Oliver Loode (born March 19, 1974, in Tallinn) is an Estonian human rights activist of the international Finno-Ugric movement and Member of United Nations Permanent Forum on Indigenous Issues (UNPFII) for the term 2014–2016.

== Career ==
In 2011–2013 Oliver Loode represented Estonia in the Youth Association of Finno-Ugric Peoples (MAFUN). During that period he was one of the initiators of the Finno-Ugric Capital of Culture programme. In 2013–2015, Loode was board member of NPO Fenno-Ugria. Since 2014, Oliver Loode serves as Expert Member of United Nations Permanent Forum on Indigenous Issues (UNPFII), nominated by Estonian Ministry of Foreign Affairs.

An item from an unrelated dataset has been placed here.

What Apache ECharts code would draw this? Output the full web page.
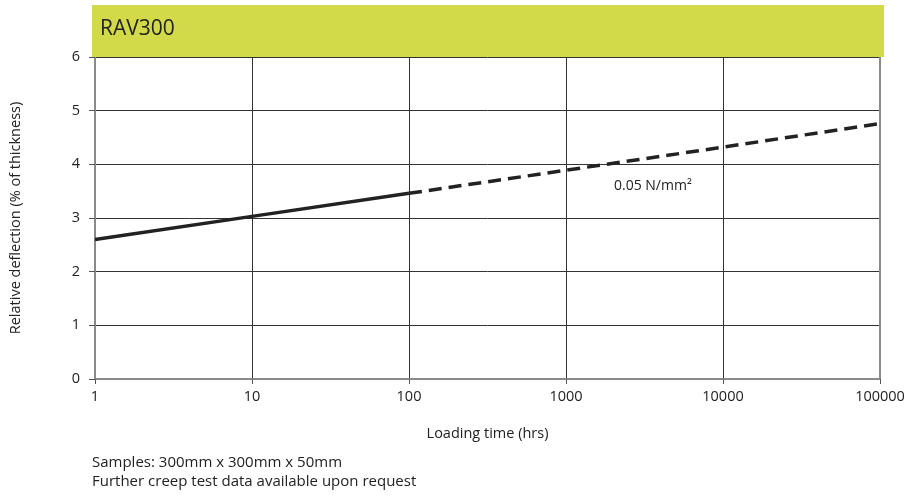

In April 2015 Loode was appointed as vice-chair of the 14th Session of UNPFII. From 2015 to 2017, he worked as Head of Cultural Programmes at Minority Rights Group International.

In 2018 Loode received a 55-year ban from entering Russia, possibly due to his activism in Crimea.

In June 2024, the Russian government added the URALIC Centre of Indigenous Peoples, an organization Loode founded, to a list of extremist groups operating in Russia. This opens the group's organizers, participants, and supporters to criminal prosecution.

== Education ==
Oliver Loode graduated from the Wharton School of the University of Pennsylvania in 1997 with a Bachelor of Sciences in Economics degree (Magna Cum Laude).